**THE EXERCISE:**
Among the entries below, count the lines where the string "this" occurs, and give only the number.

**RECORD LIST:**
====
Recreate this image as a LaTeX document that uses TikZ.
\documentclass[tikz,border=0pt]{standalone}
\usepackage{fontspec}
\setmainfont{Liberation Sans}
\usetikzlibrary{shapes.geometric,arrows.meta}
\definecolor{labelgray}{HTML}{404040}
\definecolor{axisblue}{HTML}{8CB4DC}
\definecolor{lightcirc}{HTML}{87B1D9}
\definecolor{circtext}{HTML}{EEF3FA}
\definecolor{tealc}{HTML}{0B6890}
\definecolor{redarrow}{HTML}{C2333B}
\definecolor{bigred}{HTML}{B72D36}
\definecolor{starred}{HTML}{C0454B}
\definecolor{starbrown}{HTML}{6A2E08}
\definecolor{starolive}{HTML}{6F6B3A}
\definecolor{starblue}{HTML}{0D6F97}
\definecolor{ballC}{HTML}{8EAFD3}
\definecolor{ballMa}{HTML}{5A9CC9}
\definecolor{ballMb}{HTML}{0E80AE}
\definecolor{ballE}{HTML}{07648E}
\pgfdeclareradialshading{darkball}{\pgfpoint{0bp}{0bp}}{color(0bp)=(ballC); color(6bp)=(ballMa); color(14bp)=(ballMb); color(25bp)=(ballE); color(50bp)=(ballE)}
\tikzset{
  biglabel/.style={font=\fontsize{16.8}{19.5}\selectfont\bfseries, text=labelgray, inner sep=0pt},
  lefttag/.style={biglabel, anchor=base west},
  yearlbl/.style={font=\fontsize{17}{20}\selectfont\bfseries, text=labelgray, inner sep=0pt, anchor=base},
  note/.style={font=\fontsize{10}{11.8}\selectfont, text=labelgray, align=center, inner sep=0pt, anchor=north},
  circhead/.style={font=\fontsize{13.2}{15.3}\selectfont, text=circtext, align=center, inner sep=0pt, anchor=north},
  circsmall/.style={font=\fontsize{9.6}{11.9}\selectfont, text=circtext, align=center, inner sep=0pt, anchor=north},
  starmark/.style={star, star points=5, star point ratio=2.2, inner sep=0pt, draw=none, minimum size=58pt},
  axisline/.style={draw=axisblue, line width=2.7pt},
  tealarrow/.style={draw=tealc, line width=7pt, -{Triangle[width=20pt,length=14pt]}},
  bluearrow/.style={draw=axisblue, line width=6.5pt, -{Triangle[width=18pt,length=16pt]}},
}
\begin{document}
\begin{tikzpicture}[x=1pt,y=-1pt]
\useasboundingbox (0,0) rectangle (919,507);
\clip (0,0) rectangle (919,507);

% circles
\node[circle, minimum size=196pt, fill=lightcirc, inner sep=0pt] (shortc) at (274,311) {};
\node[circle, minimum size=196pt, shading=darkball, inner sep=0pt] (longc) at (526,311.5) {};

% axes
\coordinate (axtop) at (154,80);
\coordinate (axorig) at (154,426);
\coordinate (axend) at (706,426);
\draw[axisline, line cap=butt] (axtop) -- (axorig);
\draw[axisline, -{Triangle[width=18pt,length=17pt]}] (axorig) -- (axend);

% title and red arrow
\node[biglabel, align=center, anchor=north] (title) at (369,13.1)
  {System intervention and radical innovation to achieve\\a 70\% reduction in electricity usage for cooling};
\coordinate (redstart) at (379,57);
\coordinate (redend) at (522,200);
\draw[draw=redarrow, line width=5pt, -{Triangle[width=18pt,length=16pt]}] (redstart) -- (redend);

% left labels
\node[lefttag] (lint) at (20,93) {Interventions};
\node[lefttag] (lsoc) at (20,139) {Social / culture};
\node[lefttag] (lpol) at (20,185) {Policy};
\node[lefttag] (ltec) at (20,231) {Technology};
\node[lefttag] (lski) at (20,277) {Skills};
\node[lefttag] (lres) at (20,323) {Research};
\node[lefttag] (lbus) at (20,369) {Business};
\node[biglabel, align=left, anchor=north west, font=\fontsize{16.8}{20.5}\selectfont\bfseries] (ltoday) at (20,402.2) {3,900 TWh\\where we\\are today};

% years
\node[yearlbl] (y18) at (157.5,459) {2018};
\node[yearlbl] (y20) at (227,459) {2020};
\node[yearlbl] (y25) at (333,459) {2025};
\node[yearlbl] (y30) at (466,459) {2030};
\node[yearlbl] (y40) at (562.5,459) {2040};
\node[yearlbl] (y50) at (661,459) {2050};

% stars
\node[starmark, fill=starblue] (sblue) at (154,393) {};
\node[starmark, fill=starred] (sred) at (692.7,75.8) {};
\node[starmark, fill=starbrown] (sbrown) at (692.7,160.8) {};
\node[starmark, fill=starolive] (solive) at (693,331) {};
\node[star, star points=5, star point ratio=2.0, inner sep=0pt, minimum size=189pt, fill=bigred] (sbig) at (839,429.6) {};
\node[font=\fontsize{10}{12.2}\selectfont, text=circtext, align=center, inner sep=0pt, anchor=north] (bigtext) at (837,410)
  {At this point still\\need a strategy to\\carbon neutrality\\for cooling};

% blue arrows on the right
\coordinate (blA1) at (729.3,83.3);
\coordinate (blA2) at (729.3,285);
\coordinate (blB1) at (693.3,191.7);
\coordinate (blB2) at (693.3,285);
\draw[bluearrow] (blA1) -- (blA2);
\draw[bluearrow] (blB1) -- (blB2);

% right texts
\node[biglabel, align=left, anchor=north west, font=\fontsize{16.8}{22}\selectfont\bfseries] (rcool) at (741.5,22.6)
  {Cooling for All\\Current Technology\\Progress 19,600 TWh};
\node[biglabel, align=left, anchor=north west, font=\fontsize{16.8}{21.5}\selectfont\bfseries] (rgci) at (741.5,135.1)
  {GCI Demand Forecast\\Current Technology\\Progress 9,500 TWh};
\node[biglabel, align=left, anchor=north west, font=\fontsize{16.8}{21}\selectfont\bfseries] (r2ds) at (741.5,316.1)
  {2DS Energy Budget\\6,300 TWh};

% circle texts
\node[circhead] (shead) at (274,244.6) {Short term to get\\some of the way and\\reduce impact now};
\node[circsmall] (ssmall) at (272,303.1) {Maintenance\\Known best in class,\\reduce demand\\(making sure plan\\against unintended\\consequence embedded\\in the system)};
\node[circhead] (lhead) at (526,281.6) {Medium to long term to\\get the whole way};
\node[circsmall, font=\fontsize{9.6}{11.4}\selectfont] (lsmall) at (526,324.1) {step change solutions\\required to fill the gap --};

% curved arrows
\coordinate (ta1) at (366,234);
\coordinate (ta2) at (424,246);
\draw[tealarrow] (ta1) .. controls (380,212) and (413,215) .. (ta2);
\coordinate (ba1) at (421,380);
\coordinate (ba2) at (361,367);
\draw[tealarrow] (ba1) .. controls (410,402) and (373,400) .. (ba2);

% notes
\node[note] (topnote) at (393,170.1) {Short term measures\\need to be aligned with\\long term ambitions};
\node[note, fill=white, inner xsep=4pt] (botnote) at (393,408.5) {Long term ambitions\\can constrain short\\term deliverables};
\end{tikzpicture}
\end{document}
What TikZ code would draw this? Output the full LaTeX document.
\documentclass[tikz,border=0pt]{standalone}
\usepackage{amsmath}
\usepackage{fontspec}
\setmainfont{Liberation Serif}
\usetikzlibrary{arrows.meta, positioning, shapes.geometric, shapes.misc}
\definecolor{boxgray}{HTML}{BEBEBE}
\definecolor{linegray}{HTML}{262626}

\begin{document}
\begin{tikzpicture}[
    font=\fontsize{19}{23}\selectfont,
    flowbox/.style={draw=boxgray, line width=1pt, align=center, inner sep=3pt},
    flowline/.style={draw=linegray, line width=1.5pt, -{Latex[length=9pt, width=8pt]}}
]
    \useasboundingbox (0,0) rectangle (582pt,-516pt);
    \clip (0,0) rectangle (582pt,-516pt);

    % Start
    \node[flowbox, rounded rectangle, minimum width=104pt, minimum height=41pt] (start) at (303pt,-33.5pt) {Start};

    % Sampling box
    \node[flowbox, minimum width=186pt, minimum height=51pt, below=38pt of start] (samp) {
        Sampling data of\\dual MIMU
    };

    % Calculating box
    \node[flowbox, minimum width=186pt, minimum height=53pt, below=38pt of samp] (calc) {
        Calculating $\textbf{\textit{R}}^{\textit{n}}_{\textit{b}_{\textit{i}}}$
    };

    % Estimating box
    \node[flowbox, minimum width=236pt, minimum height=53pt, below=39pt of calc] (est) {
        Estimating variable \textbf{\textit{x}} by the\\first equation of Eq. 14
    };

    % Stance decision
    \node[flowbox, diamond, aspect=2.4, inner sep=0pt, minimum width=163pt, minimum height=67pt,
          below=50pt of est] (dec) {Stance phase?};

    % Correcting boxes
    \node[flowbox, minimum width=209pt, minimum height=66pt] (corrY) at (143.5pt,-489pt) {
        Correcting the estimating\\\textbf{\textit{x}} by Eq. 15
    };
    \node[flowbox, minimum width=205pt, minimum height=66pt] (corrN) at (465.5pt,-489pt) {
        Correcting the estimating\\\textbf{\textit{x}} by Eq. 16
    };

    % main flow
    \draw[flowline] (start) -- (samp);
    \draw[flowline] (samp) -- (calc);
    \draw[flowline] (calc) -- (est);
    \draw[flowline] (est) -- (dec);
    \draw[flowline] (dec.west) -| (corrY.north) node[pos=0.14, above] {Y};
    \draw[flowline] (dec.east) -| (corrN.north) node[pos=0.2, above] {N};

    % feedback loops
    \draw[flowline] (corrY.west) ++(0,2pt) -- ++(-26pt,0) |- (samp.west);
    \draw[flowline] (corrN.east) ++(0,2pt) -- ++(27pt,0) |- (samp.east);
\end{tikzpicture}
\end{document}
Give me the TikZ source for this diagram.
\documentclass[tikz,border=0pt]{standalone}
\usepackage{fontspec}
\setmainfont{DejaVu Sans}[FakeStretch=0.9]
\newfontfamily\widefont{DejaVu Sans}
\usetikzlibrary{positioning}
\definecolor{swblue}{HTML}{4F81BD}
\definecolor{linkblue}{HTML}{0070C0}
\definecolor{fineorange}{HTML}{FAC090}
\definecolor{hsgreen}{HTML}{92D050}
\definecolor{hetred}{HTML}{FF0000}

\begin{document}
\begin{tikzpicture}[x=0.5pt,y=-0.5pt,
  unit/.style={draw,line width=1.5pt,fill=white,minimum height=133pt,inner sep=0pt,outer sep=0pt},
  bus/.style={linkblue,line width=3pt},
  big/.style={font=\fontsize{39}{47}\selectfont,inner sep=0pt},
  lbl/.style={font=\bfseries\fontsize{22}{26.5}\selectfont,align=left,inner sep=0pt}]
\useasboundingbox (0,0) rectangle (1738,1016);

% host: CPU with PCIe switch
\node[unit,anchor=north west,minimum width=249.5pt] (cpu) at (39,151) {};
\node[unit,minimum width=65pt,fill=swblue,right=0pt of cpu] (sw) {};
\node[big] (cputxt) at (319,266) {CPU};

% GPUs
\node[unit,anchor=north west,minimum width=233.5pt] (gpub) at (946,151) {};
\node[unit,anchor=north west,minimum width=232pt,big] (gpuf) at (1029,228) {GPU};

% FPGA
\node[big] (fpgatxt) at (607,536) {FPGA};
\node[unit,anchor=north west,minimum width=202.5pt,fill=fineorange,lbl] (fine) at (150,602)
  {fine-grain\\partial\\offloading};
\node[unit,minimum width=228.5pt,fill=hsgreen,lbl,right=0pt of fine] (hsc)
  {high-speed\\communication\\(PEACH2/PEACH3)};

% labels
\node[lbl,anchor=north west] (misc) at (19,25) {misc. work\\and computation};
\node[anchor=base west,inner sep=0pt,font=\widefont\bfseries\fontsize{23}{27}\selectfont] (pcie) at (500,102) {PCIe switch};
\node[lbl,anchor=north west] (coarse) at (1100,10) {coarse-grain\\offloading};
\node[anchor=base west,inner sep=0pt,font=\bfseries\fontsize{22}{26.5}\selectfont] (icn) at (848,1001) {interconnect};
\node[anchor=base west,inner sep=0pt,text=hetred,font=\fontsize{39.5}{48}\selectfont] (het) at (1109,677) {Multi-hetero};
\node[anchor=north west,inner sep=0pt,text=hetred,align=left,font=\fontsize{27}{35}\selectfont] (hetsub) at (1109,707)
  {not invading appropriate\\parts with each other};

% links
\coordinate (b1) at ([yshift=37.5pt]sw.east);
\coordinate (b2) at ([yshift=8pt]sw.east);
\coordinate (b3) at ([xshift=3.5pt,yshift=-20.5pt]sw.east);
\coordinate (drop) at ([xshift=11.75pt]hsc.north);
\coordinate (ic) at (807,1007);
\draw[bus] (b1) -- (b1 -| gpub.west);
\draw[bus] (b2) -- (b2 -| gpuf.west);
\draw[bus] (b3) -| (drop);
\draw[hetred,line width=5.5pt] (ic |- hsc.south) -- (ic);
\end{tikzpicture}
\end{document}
====
**FINISHED EXERCISE:**
4